Lafarge and Ciment Français have both recently released their Q3 results, which show double digit declines in sales and revenues. However, both Groups have also made headway in reducing debt.

Lafarge

Sales

Total sales in this quarter dropped by some 20% y/y to €4252 million, impacted by the decline in demand across most markets. Cement sales were down 16% in the quarter and 12% in the year-to-date, largely due to poor conditions in Europe and North America. The key markets of Asia, Africa and the Middle East maintained solid growth.

Operating income

Across the Group, current operating income is down 28% (to €852 million) this quarter and 29% for the year-to-date. The cement sector has witnessed a 19% decline in this quarter (to €746 million) thanks to a reduction in sales and the impact of negative foreign exchange.

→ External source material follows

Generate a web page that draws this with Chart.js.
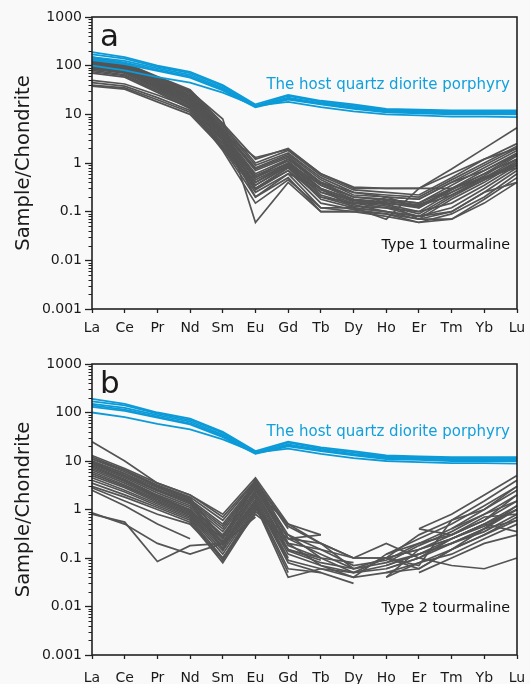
<!DOCTYPE html>
<html>
<head>
<meta charset="utf-8">
<script src="https://cdn.jsdelivr.net/npm/chart.js@4"></script>
<style>
  html, body { margin: 0; padding: 0; background: #f9f9f9; }
  #wrap { position: relative; width: 530px; height: 684px; }
  canvas { position: absolute; left: 0; }
  #ca { top: 0; }
  #cb { top: 342px; }
</style>
</head>
<body>
<div id="wrap">
  <canvas id="ca" width="530" height="342" style="width:530px;height:342px"></canvas>
  <canvas id="cb" width="530" height="342" style="width:530px;height:342px"></canvas>
</div>
<script>
// REE pattern data, chondrite normalised
const elements = ['La', 'Ce', 'Pr', 'Nd', 'Sm', 'Eu', 'Gd', 'Tb', 'Dy', 'Ho', 'Er', 'Tm', 'Yb', 'Lu'];
const yTicks = [0.001, 0.01, 0.1, 1, 10, 100, 1000];
const hostLabel = 'The host quartz diorite porphyry';

const hostSeries = [
  [190, 150, 100, 75, 40, 16, 25, 19, 16, 13, 12.5, 12, 12, 12],
  [170, 140, 95, 70, 38, 15, 24, 18, 15, 12.5, 12, 11.5, 11.5, 11.5],
  [150, 125, 88, 65, 35, 14.5, 22, 17, 14, 12, 11.5, 11, 11, 11],
  [140, 115, 82, 60, 33, 14.5, 21, 16.5, 13.5, 11.5, 11, 10.5, 10.5, 10.5],
  [130, 108, 78, 57, 31, 14, 20, 16, 13, 11, 10.5, 10, 10, 10],
  [100, 80, 58, 45, 28, 15, 18, 14, 11.5, 10, 9.5, 9, 9, 8.8]
];

const type1Series = [
  [150, 115, 60, 32, 6.5, 1.2, 2.0, 0.6, 0.3, 0.3, 0.3, 0.75, 2.0, 5.3],
  [140, 110, 58, 30, 6.0, 1.0, 1.8, 0.55, 0.28, 0.25, 0.22, 0.5, 1.2, 2.5],
  [135, 105, 55, 28, 5.5, 0.9, 1.6, 0.5, 0.25, 0.22, 0.2, 0.45, 1.0, 2.2],
  [130, 100, 52, 27, 5.0, 0.8, 1.5, 0.45, 0.22, 0.2, 0.18, 0.4, 0.9, 2.0],
  [125, 95, 50, 25, 4.8, 0.75, 1.4, 0.4, 0.2, 0.18, 0.15, 0.35, 0.8, 1.8],
  [120, 92, 48, 24, 4.5, 0.7, 1.3, 0.38, 0.2, 0.17, 0.13, 0.3, 0.7, 1.6],
  [115, 90, 46, 23, 4.2, 0.6, 1.2, 0.35, 0.18, 0.15, 0.12, 0.28, 0.6, 1.5],
  [110, 88, 44, 22, 4.0, 0.55, 1.1, 0.3, 0.17, 0.14, 0.1, 0.25, 0.55, 1.4],
  [105, 85, 42, 21, 3.8, 0.5, 1.0, 0.28, 0.16, 0.13, 0.09, 0.22, 0.5, 1.2],
  [100, 82, 40, 20, 3.5, 0.45, 0.95, 0.25, 0.15, 0.12, 0.08, 0.2, 0.45, 1.1],
  [95, 80, 38, 19, 3.2, 0.4, 0.9, 0.22, 0.14, 0.1, 0.07, 0.18, 0.4, 1.0],
  [90, 75, 36, 18, 3.0, 0.35, 0.85, 0.2, 0.13, 0.12, 0.1, 0.15, 0.35, 0.9],
  [88, 72, 35, 17, 2.8, 0.3, 0.8, 0.18, 0.12, 0.1, 0.08, 0.12, 0.3, 0.8],
  [85, 70, 34, 16, 2.5, 0.28, 0.7, 0.15, 0.11, 0.09, 0.07, 0.1, 0.25, 0.7],
  [80, 65, 32, 15, 2.2, 0.25, 0.6, 0.12, 0.1, 0.08, 0.06, 0.09, 0.2, 0.6],
  [75, 62, 30, 14, 2.0, 0.2, 0.5, 0.1, 0.1, 0.09, 0.06, 0.07, 0.18, 0.5],
  [70, 58, 28, 13, 1.8, 0.15, 0.45, 0.12, 0.12, 0.1, 0.08, 0.1, 0.25, 0.4],
  [120, 95, 55, 30, 8.0, 0.06, 0.4, 0.1, 0.1, 0.2, 0.12, 0.3, 0.5, 0.9],
  [50, 42, 25, 14, 3.0, 0.5, 1.2, 0.4, 0.25, 0.2, 0.18, 0.4, 0.7, 1.5],
  [45, 38, 22, 12, 2.5, 0.4, 1.0, 0.35, 0.2, 0.18, 0.15, 0.3, 0.6, 1.2],
  [40, 35, 20, 11, 2.2, 0.35, 0.9, 0.3, 0.18, 0.16, 0.14, 0.25, 0.5, 1.0],
  [38, 33, 18, 10, 2.0, 0.3, 0.8, 0.25, 0.17, 0.15, 0.13, 0.22, 0.45, 0.9],
  [100, 80, 45, 22, 4.0, 1.3, 1.9, 0.6, 0.32, 0.3, 0.3, 0.3, 0.5, 0.8],
  [130, 100, 50, 25, 5.0, 0.3, 0.7, 0.2, 0.15, 0.15, 0.07, 0.07, 0.15, 0.4],
  [95, 78, 40, 20, 3.5, 0.2, 0.6, 0.3, 0.12, 0.07, 0.3, 0.6, 1.2, 2.0]
];

const type2Series = [
  [25, 10, 3.5, 2.0, 0.8, 4.5, 0.5, 0.3, null, null, 0.4, 0.8, 2.0, 5.0],
  [13, 7, 3.5, 2.0, 0.7, 4.0, 0.45, 0.2, 0.1, 0.1, 0.3, 0.6, 1.5, 4.0],
  [12, 6.5, 3.2, 1.8, 0.6, 3.8, 0.4, null, null, 0.12, 0.25, 0.5, 1.2, 3.0],
  [11, 6, 3, 1.6, 0.5, 3.5, 0.3, 0.15, 0.07, 0.09, 0.2, 0.4, 1.0, 2.5],
  [10, 5.5, 2.8, 1.5, 0.45, 3.2, 0.25, 0.12, 0.06, 0.08, 0.18, 0.35, 0.8, 2.0],
  [9.5, 5, 2.6, 1.4, 0.4, 3.0, 0.2, null, null, 0.1, 0.15, 0.3, 0.6, 1.5],
  [9, 4.8, 2.4, 1.3, 0.35, 2.8, 0.18, 0.1, 0.05, 0.07, 0.12, 0.25, 0.5, 1.2],
  [8.5, 4.5, 2.2, 1.2, 0.3, 2.5, 0.15, 0.09, null, 0.06, 0.1, 0.2, 0.4, 1.0],
  [8, 4.2, 2, 1.1, 0.28, 2.2, 0.14, 0.08, 0.06, null, 0.4, 0.3, 0.7, 0.8],
  [7.5, 4, 1.9, 1.0, 0.25, 2.0, 0.12, 0.07, 0.05, 0.1, 0.06, 0.15, 0.3, 0.6],
  [7, 3.8, 1.8, 0.95, 0.22, 1.8, 0.1, null, null, 0.05, 0.08, 0.12, 0.25, 0.5],
  [6.5, 3.5, 1.7, 0.9, 0.2, 1.6, 0.09, 0.06, 0.04, 0.12, 0.2, 0.3, 0.6, 2.0],
  [6, 3.2, 1.6, 0.85, 0.18, 1.5, 0.08, 0.05, null, 0.04, 0.15, 0.25, 0.5, 1.0],
  [5.5, 3, 1.5, 0.8, 0.16, 1.4, 0.06, 0.05, 0.03, null, null, 0.4, 0.8, 1.5],
  [5, 2.8, 1.4, 0.75, 0.14, 1.3, 0.05, null, null, 0.08, 0.12, 0.2, 0.35, 0.8],
  [4.5, 2.5, 1.3, 0.7, 0.12, 1.2, 0.04, 0.06, 0.05, 0.06, 0.1, 0.07, 0.06, 0.1],
  [4, 2.3, 1.2, 0.65, 0.1, 1.1, 0.15, 0.1, 0.08, null, 0.05, 0.1, 0.2, 0.3],
  [3.5, 2, 1.1, 0.6, 0.09, 1.0, 0.2, 0.07, 0.04, 0.05, 0.06, 0.15, 0.3, 0.7],
  [3, 1.8, 1.0, 0.55, 0.08, 0.9, 0.3, 0.1, null, 0.07, 0.12, 0.2, 0.4, 0.6],
  [2.8, 1.5, 0.8, 0.5, 0.1, 0.8, 0.25, 0.2, 0.1, 0.1, 0.15, 0.25, 0.45, 1.0],
  [11, 6.5, 3, 1.7, 0.25, 4.2, 0.25, 0.3, null, null, null, null, null, null],
  [9, 5, 2.5, 1.5, 0.2, 3.5, 0.2, 0.15, 0.1, null, null, null, null, null],
  [2.5, 1.2, 0.5, 0.25, null, null, null, null, null, null, null, null, null, null],
  [0.85, 0.5, 0.2, 0.12, 0.2, 0.7, null, null, null, null, null, null, null, null],
  [0.8, 0.55, 0.085, 0.18, 0.2, null, null, null, null, null, null, null, null, null],
  [null, null, null, null, null, null, null, null, null, 0.04, 0.08, 0.15, 0.4, 1.2],
  [null, null, null, null, null, null, null, null, 0.1, 0.2, 0.1, 0.25, 0.5, 0.35],
  [10, 5.5, 2.5, 1.4, 0.15, 2.5, 0.5, 0.2, 0.06, 0.1, 0.07, 0.6, 1.0, 3.0]
];

const FONT = "'DejaVu Sans', sans-serif";
const BLUE = '#0c9bd8';
const GRAY = '#545454';

function makePanel(id, letter, typeLabel, graySeries, pad, xHeight, xPad, typeOffset) {
  const datasets = [];
  hostSeries.forEach(s => datasets.push({
    data: s, borderColor: BLUE, borderWidth: 1.8, pointRadius: 0
  }));
  graySeries.forEach(s => datasets.push({
    data: s, borderColor: GRAY, borderWidth: 1.7, pointRadius: 0
  }));

  const decor = {
    id: 'decor',
    afterDraw(chart) {
      const { ctx, chartArea: a, scales: { y } } = chart;
      ctx.save();
      // minor ticks on the log axis
      ctx.strokeStyle = '#222';
      ctx.lineWidth = 1;
      for (let e = -3; e < 3; e++) {
        for (let m = 2; m <= 9; m++) {
          const py = Math.round(y.getPixelForValue(m * Math.pow(10, e))) + 0.5;
          ctx.beginPath();
          ctx.moveTo(a.left - 3.5, py);
          ctx.lineTo(a.left, py);
          ctx.stroke();
        }
      }
      // frame
      ctx.lineWidth = 1.6;
      ctx.strokeStyle = '#222';
      ctx.strokeRect(a.left, a.top, a.right - a.left, a.bottom - a.top);
      // y title
      ctx.fillStyle = '#1a1a1a';
      ctx.font = '19.5px ' + FONT;
      ctx.textAlign = 'center';
      ctx.textBaseline = 'middle';
      ctx.translate(24, (a.top + a.bottom) / 2);
      ctx.rotate(-Math.PI / 2);
      ctx.fillText('Sample/Chondrite', 0, 0);
      ctx.setTransform(1, 0, 0, 1, 0, 0);
      // panel letter
      ctx.textAlign = 'left';
      ctx.textBaseline = 'alphabetic';
      ctx.font = '31px ' + FONT;
      ctx.fillText(letter, a.left + 8, a.top + 29);
      // annotations
      ctx.textAlign = 'right';
      ctx.font = '15px ' + FONT;
      ctx.fillStyle = '#12a0dc';
      ctx.fillText(hostLabel, a.right - 7, a.top + 72);
      ctx.fillStyle = '#111';
      ctx.font = '14.3px ' + FONT;
      ctx.fillText(typeLabel, a.right - 7, a.top + typeOffset);
      ctx.restore();
    }
  };

  return new Chart(document.getElementById(id), {
    type: 'line',
    data: { labels: elements, datasets: datasets },
    options: {
      responsive: false,
      animation: false,
      layout: { padding: { top: pad, right: 13, left: 0, bottom: 0 } },
      plugins: { legend: { display: false }, tooltip: { enabled: false } },
      scales: {
        x: {
          type: 'category',
          offset: false,
          border: { display: false },
          grid: { drawOnChartArea: false, drawTicks: true, tickLength: 4, tickColor: '#222', tickWidth: 1.3 },
          ticks: { color: '#1a1a1a', font: { family: FONT, size: 14 }, padding: xPad, autoSkip: false, maxRotation: 0 },
          afterFit(scale) {
            scale.height = xHeight;
            scale.paddingLeft = 0;
            scale.paddingRight = 0;
          }
        },
        y: {
          type: 'logarithmic',
          min: 0.001,
          max: 1000,
          border: { display: false },
          grid: { drawOnChartArea: false, drawTicks: true, tickLength: 7, tickColor: '#222', tickWidth: 1.3 },
          ticks: {
            color: '#1a1a1a',
            font: { family: FONT, size: 14 },
            padding: 3,
            autoSkip: false,
            callback: v => String(v)
          },
          afterBuildTicks(scale) { scale.ticks = yTicks.map(v => ({ value: v })); },
          afterFit(scale) { scale.width = 92; }
        }
      }
    },
    plugins: [decor]
  });
}

makePanel('ca', 'a', 'Type 1 tourmaline', type1Series, 17, 33, 7, 232);
makePanel('cb', 'b', 'Type 2 tourmaline', type2Series, 22, 29, 11, 248);
</script>
</body>
</html>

Investments and divestments

Lafarge’s investments in the first nine months of 2009 totalled just €1208 million compared with €10 839 million in 2008. In this same time period, the Group has announced total divestments of almost €800 million.

Ciment Français

Sales

Cement and clinker sales were down 10.6% in the first nine months of the year, particularly in mature markets. The aggregates business was worse affected, declining 19.7% to 29.6 million t, and the ready-mix concrete saw a similar decline at -21.6% to 8.4 million m3.

Revenues

Consolidated revenues decreased 11% to €3236 million. Geographically, the ‘Eastern Europe and Southern Mediterranean Rim’ region proved most successful, seeing an increase in revenues thanks to strong growth in Egypt and moderate growth in Morocco. Turkey and Bulgaria experienced significant decreases in revenues, as did Western Europe, North America and the company’s trading division. Growth in China and Kazakhstan balanced out declines in Thailand and India, making the downturn in revenues less obvious in Asia.

Recurring EBITDA fell 11.2% to €720.9 million. Operating costs have been reduced significantly. Cost savings resulting from lower fuel costs materialised in Q3, and the Group continued to feel the benefits of other projects to save money and increase efficiency. Ciment Français has also reduced its net financial debt from €1858.5 million to €1659.5 million.

Outlook

Lafarge expects that government stimulus plans, plus the slow improvement of the global economy, will lead to more positive results in the second half of 2010.

Ciment Français is anticipating a decrease in operating profit this year, if the trend of the first nine months continues. The Group’s Q3 statement does not indicate its market expectations beyond the end of this financial year.